Reconstructing AGN X-ray spectral parameter distributions with Bayesian methods

Abstract

X-ray spectra of active galactic nuclei (AGN) consist of several different emission and absorption components. To determine the spectral parameters, these components are often fitted manually with models chosen on a case-by-case basis. However, this approach has two problems. First, it becomes very hard for a survey with a large number of sources. Second, when the signal-to-noise ratio (S/N) is low, there is a tendency to adopt an overly simplistic model, biasing the parameters and making their uncertainties unrealistic. We developed a Bayesian method for automatically fitting AGN X-ray spectra obtained by XMM-Newton with a consistent and physically motivated model. Our model includes all spectral components, even when the data quality is low. We used a physical model for the X-ray background and an empirical model for the non-X-ray background. Noninformative priors were applied on the parameters of interest, the photon index (Γ) and the hydrogen column density (NH), while informative priors obtained from deep surveys were used to marginalize over the parameter space of the nuisance parameters. To improve speed, we developed a specific spectral extraction and fitting procedure. We tested this method using a realistic sample of 5000 spectra, which was simulated based on our source model, reproducing typical population properties. Spectral parameters were randomly drawn from the priors, taking the luminosity function into account.
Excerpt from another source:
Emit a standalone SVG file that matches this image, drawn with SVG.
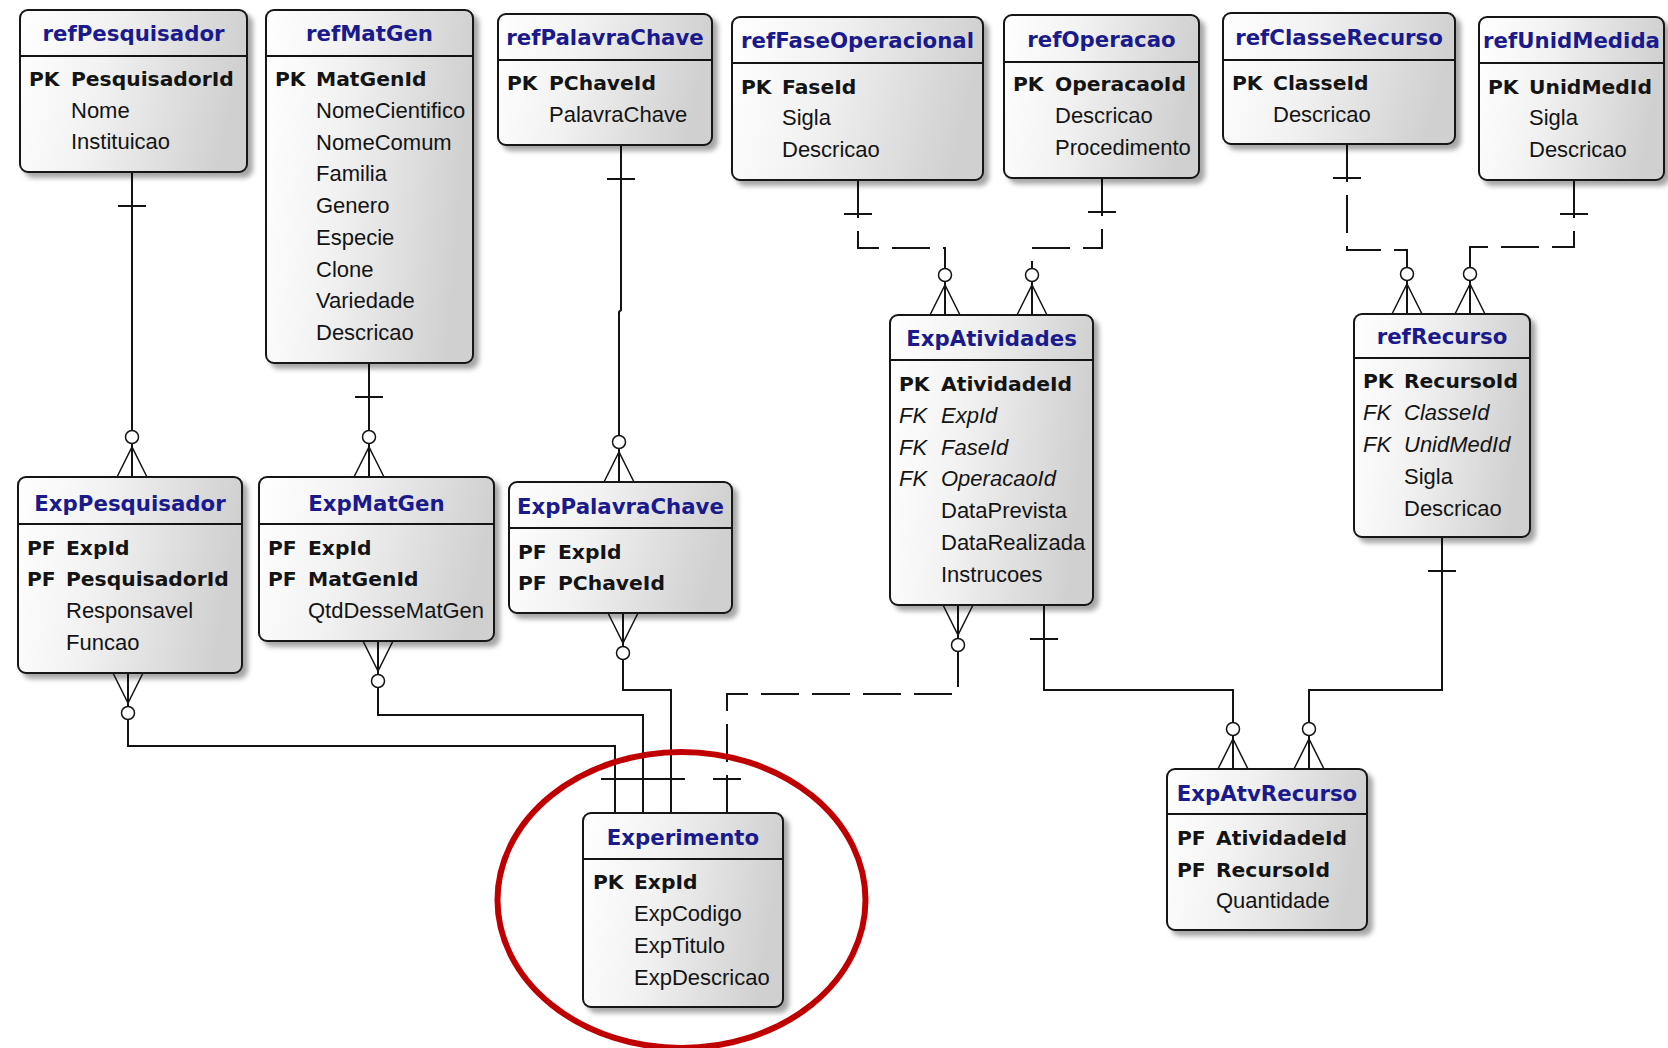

Well-constrained or meaningful posterior probability density distributions (PDFs) were obtained for the most relevant spectral parameters, for instance, NH, Γ, and LX, even at low S/N, but in this case, we were unable to constrain the parameters of secondary components such as the reflection and soft excess. As a comparison, a maximum-likelihood approach with model selection among six models of different complexities was also applied to this sample. We find clear failures in the measurement of Γ in most cases, and of NH when the source is unabsorbed (NH <  1022 cm−2). The results can hardly be used to reconstruct the parent distributions of the spectral parameters, while our Bayesian method provides meaningful multidimensional posteriors that will be used in a subsequent paper to infer the population.